Portrait

Le mythe Gaétan  Dugas

La preuve est tombée il y a deux semaines au terme d’une longue enquête scientifique : l’agent de bord québécois Gaétan Dugas n’a pas amené le sida aux États-Unis. Portrait d’une légende sexuelle devenue bouc émissaire de toute une nation.

Atlanta, mars 1982. William Darrow, un chercheur des Centers for Disease Control and Prevention (CDC), saute à la hâte dans un avion à destination de Los Angeles. Le Dr Darrow fait partie de l’équipe spéciale créée pour enquêter sur un mal étrange qui commence à frapper certains hommes gais de New York, San Francisco et Los Angeles. Le système immunitaire de ces gens s’effondre. Ils contractent des pneumonies, des infections, des cancers. Puis meurent après quelques mois sans que l’on comprenne ce qui se passe.

À Los Angeles, certains patients viennent de raconter avoir eu des relations sexuelles les uns avec les autres. William Darrow ne perd pas une minute.
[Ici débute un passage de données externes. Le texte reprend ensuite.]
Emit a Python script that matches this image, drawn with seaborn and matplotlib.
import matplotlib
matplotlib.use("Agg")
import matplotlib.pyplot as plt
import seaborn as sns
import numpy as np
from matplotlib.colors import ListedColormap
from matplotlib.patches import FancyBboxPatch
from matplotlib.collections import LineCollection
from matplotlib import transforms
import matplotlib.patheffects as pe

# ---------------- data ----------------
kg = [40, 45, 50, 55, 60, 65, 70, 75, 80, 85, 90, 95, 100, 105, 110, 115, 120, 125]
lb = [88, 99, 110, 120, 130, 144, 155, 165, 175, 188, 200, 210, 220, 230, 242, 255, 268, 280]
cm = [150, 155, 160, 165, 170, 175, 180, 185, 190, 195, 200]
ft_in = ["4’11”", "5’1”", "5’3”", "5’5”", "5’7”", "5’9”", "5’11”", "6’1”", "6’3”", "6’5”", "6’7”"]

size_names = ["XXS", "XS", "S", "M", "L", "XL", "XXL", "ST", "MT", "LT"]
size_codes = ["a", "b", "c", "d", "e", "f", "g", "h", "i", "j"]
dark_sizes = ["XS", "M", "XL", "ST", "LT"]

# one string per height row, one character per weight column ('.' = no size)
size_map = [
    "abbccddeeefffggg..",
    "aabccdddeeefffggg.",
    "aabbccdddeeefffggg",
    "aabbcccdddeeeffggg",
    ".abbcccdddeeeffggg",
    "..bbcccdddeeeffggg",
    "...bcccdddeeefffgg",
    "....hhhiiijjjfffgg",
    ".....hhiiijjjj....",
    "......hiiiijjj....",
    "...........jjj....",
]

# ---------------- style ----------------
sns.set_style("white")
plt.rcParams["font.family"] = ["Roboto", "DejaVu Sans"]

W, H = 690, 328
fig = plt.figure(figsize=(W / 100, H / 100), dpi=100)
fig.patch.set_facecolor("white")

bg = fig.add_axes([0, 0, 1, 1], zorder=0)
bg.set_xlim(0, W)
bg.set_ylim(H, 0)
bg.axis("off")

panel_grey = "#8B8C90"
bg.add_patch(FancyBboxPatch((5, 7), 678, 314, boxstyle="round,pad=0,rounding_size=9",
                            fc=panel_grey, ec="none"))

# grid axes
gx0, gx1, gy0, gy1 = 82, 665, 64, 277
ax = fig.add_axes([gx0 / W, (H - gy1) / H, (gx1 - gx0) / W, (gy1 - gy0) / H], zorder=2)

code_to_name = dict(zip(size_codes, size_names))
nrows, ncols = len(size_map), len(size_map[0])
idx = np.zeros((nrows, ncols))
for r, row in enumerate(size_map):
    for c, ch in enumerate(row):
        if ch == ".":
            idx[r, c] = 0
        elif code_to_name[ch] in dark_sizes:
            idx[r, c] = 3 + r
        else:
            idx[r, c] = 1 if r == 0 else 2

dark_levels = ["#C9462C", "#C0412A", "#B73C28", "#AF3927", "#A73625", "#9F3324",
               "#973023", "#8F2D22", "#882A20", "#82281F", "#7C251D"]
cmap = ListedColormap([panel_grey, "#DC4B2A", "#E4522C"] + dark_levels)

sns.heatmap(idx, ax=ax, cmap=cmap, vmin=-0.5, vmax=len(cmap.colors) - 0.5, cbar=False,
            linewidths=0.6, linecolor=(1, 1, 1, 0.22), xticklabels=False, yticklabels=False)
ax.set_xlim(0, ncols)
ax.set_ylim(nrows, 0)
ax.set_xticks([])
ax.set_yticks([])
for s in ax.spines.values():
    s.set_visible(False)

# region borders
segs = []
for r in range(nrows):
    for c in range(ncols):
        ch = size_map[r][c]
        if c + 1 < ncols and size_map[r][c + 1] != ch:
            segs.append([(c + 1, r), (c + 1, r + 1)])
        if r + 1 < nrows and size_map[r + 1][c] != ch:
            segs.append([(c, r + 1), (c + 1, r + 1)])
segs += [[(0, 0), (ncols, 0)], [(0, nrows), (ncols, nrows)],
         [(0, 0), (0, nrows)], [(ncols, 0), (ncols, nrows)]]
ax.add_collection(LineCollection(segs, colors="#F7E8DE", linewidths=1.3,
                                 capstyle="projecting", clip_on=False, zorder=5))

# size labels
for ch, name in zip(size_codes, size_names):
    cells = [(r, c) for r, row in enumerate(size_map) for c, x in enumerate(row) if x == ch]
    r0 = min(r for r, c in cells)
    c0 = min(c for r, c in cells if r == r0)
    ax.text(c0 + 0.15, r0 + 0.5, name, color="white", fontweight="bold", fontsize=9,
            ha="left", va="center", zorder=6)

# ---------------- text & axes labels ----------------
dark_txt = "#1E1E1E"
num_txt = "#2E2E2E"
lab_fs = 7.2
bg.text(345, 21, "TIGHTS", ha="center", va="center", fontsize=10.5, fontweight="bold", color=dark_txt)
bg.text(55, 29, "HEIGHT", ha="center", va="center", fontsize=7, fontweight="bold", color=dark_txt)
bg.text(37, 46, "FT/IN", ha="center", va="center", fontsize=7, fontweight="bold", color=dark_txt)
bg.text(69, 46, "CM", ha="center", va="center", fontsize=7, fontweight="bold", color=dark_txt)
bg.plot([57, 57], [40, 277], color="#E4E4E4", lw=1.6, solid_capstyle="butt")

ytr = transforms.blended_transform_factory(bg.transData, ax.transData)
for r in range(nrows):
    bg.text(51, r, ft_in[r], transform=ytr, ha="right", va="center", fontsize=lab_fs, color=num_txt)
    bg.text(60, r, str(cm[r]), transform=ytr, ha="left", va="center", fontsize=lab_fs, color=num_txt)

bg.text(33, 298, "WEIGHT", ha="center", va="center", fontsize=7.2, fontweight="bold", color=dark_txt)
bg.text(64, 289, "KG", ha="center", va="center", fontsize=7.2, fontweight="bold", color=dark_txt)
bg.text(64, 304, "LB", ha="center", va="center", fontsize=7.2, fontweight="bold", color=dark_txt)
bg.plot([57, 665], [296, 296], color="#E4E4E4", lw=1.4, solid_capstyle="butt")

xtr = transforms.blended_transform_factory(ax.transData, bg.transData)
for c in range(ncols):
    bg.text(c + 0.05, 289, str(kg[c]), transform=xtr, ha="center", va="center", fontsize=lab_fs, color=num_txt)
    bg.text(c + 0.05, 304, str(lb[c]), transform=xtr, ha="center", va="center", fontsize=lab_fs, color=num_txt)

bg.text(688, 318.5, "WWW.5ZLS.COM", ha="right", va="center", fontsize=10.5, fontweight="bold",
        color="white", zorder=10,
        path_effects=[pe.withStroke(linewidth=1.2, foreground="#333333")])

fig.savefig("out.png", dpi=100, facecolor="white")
« C’était le premier indice concret que nous avions que la maladie pouvait être transmise sexuellement », se souvient le Dr Darrow en entrevue avec La Presse.

Aujourd’hui professeur à la Florida International University, William Darrow est alors un drôle d’animal au sein des CDC. Seul sociologue au milieu des microbiologistes et des infectiologues, il s’intéresse aux facteurs sociaux et comportementaux qui influencent la transmission des épidémies. Par les temps qui courent, il passe une bonne partie de son temps à former les médecins à l’art d’interroger les patients gais.
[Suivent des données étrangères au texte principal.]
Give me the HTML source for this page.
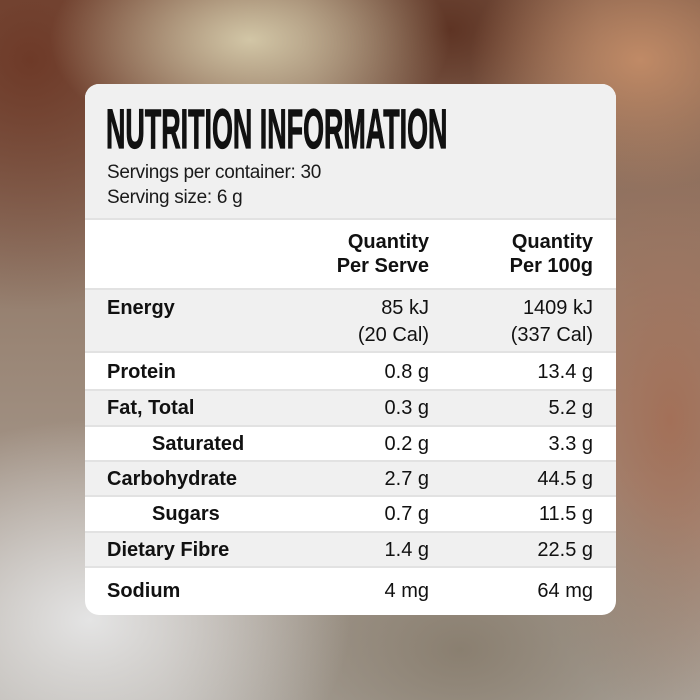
<!DOCTYPE html>
<html><head><style>
body{margin:0;width:700px;height:700px;overflow:hidden;position:relative;font-family:"Liberation Sans",sans-serif;
background:
radial-gradient(ellipse 200px 110px at 250px 40px,#d2c6a6 0%,rgba(210,198,166,0) 100%),
radial-gradient(ellipse 170px 130px at 640px 60px,#c08a66 0%,rgba(192,138,102,0) 100%),
radial-gradient(ellipse 150px 120px at 450px 30px,#5e3424 0%,rgba(94,52,36,0) 100%),
radial-gradient(ellipse 250px 250px at 30px 60px,#6e3a28 0%,rgba(110,58,40,0) 100%),
radial-gradient(ellipse 260px 200px at 90px 620px,#e4e4e4 0%,rgba(228,228,228,0) 100%),
radial-gradient(ellipse 300px 200px at 460px 650px,#8a7f70 0%,rgba(138,127,112,0) 100%),
radial-gradient(ellipse 160px 300px at 670px 420px,#a37058 0%,rgba(163,112,88,0) 100%),
linear-gradient(180deg,#7d5a48 0%,#9a8676 50%,#b0aaa2 100%);}
.card{position:absolute;left:85px;top:84px;width:531px;height:531px;border-radius:14px;overflow:hidden;background:#fff}
.head{position:absolute;left:0;top:0;width:531px;height:136px;background:#f0f0f0;border-bottom:2px solid #e2e2e2;box-sizing:border-box}
.title{position:absolute;left:21px;top:12px;font-size:56px;font-weight:bold;white-space:nowrap;transform:scaleX(0.48);transform-origin:0 0;color:#111;-webkit-text-stroke:1.2px #111}
.sub{position:absolute;left:22px;top:76px;font-size:19px;line-height:25px;color:#1a1a1a;letter-spacing:-0.3px}
.row{position:absolute;left:0;width:531px;box-sizing:border-box;border-bottom:2px solid #e2e2e2;font-size:20px;color:#111}
.g{background:#f0f0f0}
.l{position:absolute;left:22px;font-weight:bold}
.in{left:67px}
.a,.b{position:absolute;text-align:right;white-space:nowrap}
.a{right:187px}.b{right:23px}
.hd{font-weight:bold;line-height:24px;top:10px}
</style></head><body>
<div class="card">
<div class="head"><div class="title">NUTRITION INFORMATION</div>
<div class="sub">Servings per container: 30<br>Serving size: 6 g</div></div>
<div class="row" style="top:136px;height:70px"><div class="a hd">Quantity<br>Per Serve</div><div class="b hd">Quantity<br>Per 100g</div></div>
<div class="row g" style="top:206px;height:63px;line-height:27px"><div class="l" style="top:5px">Energy</div><div class="a" style="top:5px">85 kJ<br>(20 Cal)</div><div class="b" style="top:5px">1409 kJ<br>(337 Cal)</div></div>
<div class="row" style="top:269px;height:38px;line-height:38px"><div class="l">Protein</div><div class="a">0.8 g</div><div class="b">13.4 g</div></div>
<div class="row g" style="top:307px;height:36px;line-height:34px"><div class="l">Fat, Total</div><div class="a">0.3 g</div><div class="b">5.2 g</div></div>
<div class="row" style="top:343px;height:35px;line-height:34px"><div class="l in">Saturated</div><div class="a">0.2 g</div><div class="b">3.3 g</div></div>
<div class="row g" style="top:378px;height:35px;line-height:34px"><div class="l">Carbohydrate</div><div class="a">2.7 g</div><div class="b">44.5 g</div></div>
<div class="row" style="top:413px;height:36px;line-height:34px"><div class="l in">Sugars</div><div class="a">0.7 g</div><div class="b">11.5 g</div></div>
<div class="row g" style="top:449px;height:35px;line-height:34px"><div class="l">Dietary Fibre</div><div class="a">1.4 g</div><div class="b">22.5 g</div></div>
<div class="row" style="top:484px;height:47px;line-height:46px;border:none"><div class="l">Sodium</div><div class="a">4 mg</div><div class="b">64 mg</div></div>
</div>
</body></html>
« C’était les années 80 et certains ne connaissaient pas grand-chose aux hommes gais. On parlait de relations anales réceptives, de pénétration avec le poing… Les gens disaient : “Oh mon Dieu, mais qu’est-ce que c’est que tout ça ?” »

— William Darrow, ancien chercheur des CDC

Los Angeles compte alors 19 cas suspects de ce qu’on nomme « GRID », pour « Gay-Related Immune Deficiency » (immunodéficience liée à l’homosexualité). Le Dr Darrow décide de rencontrer tous les patients encore assez en forme pour lui parler. Son espoir : établir des liens entre les cas afin de mieux comprendre la propagation de la maladie.
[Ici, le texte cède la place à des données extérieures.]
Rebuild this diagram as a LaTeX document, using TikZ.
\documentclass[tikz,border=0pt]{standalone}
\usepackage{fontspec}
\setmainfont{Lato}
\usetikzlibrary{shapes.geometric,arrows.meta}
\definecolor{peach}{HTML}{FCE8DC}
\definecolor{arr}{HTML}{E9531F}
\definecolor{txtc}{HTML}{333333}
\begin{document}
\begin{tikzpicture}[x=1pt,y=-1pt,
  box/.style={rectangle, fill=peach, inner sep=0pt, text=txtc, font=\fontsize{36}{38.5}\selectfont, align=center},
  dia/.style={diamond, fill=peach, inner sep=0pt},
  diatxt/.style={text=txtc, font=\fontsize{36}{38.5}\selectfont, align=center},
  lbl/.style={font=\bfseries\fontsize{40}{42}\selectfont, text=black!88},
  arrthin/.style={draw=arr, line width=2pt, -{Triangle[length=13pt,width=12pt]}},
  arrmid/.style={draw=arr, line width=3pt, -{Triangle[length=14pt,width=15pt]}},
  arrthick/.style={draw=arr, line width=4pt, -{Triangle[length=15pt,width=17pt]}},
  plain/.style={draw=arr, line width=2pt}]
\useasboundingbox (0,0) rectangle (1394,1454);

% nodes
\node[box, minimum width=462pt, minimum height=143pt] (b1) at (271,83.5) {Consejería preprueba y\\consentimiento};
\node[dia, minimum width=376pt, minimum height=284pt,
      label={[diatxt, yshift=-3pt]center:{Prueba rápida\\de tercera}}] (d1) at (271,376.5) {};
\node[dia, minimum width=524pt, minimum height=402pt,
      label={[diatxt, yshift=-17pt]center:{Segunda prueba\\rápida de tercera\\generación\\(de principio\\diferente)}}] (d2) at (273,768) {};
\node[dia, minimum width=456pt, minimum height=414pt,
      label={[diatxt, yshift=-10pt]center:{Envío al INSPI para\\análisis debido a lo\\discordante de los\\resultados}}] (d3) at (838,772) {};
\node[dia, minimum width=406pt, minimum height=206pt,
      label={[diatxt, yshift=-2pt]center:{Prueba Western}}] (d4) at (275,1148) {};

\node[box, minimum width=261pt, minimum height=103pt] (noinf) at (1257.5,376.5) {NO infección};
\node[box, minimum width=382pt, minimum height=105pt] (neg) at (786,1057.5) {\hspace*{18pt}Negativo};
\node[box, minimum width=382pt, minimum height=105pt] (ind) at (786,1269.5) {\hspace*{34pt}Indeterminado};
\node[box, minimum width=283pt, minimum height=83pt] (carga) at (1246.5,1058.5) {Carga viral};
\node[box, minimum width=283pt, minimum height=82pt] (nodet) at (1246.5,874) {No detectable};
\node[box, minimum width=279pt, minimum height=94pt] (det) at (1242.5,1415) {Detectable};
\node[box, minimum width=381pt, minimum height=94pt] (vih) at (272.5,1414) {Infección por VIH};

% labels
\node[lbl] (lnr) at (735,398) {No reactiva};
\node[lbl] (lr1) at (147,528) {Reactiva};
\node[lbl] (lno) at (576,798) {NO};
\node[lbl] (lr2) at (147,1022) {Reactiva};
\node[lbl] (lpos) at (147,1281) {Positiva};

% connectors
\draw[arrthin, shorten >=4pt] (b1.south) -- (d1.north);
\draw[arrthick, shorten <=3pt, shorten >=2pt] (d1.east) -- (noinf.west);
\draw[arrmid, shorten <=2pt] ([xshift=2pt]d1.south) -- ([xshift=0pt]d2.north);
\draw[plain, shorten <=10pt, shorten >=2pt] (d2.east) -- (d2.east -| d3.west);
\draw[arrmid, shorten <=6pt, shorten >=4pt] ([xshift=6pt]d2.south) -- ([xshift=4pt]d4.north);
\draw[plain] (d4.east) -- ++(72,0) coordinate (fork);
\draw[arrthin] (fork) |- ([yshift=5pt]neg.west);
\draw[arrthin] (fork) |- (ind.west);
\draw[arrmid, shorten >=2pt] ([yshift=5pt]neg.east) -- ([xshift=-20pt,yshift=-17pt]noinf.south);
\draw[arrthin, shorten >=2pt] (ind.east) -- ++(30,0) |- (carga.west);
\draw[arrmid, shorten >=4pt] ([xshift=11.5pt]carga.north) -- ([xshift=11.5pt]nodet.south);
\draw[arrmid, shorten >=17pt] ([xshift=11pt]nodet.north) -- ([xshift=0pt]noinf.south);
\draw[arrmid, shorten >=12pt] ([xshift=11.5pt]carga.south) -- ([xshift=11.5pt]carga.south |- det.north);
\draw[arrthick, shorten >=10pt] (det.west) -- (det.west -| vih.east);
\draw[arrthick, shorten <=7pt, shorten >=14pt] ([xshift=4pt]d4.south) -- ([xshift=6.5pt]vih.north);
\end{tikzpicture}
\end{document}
Le premier jour de son enquête, le Dr Darrow rencontre deux patients, à deux extrémités de la métropole californienne, qui lui parlent d’un agent de bord d’Air Canada. Un homme séduisant, avec un accent français, qui vient souvent à Los Angeles et avec qui ils ont eu des relations sexuelles. Mais ni l’un ni l’autre ne peut retrouver son nom.

Le soir du même jour, William Darrow retraverse Los Angeles en pleine congestion routière pour se rendre au domicile d’un autre patient. L’homme est très malade. Le Dr Darrow se souvient qu’il le fait asseoir à une table de pique-nique qui trône dans sa cuisine. C’est alors qu’il raconte à son tour avoir fait la connaissance d’un agent de bord d’Air Canada au 8709 Bathhouse, un sauna gai de Los Angeles.

« Il m’a dit : “J’ai ses coordonnées quelque part, raconte William Darrow. Puis il s’est levé, a fouillé dans ses affaires et est revenu avec une carte.” »

Sur la carte, il y a un logo d’Air Canada. Et en dessous, un nom : Gaétan Dugas. Sans le savoir, l’agent de bord québécois vient de se retrouver au cœur de l’enquête scientifique la plus mouvementée de l’histoire de la médecine moderne.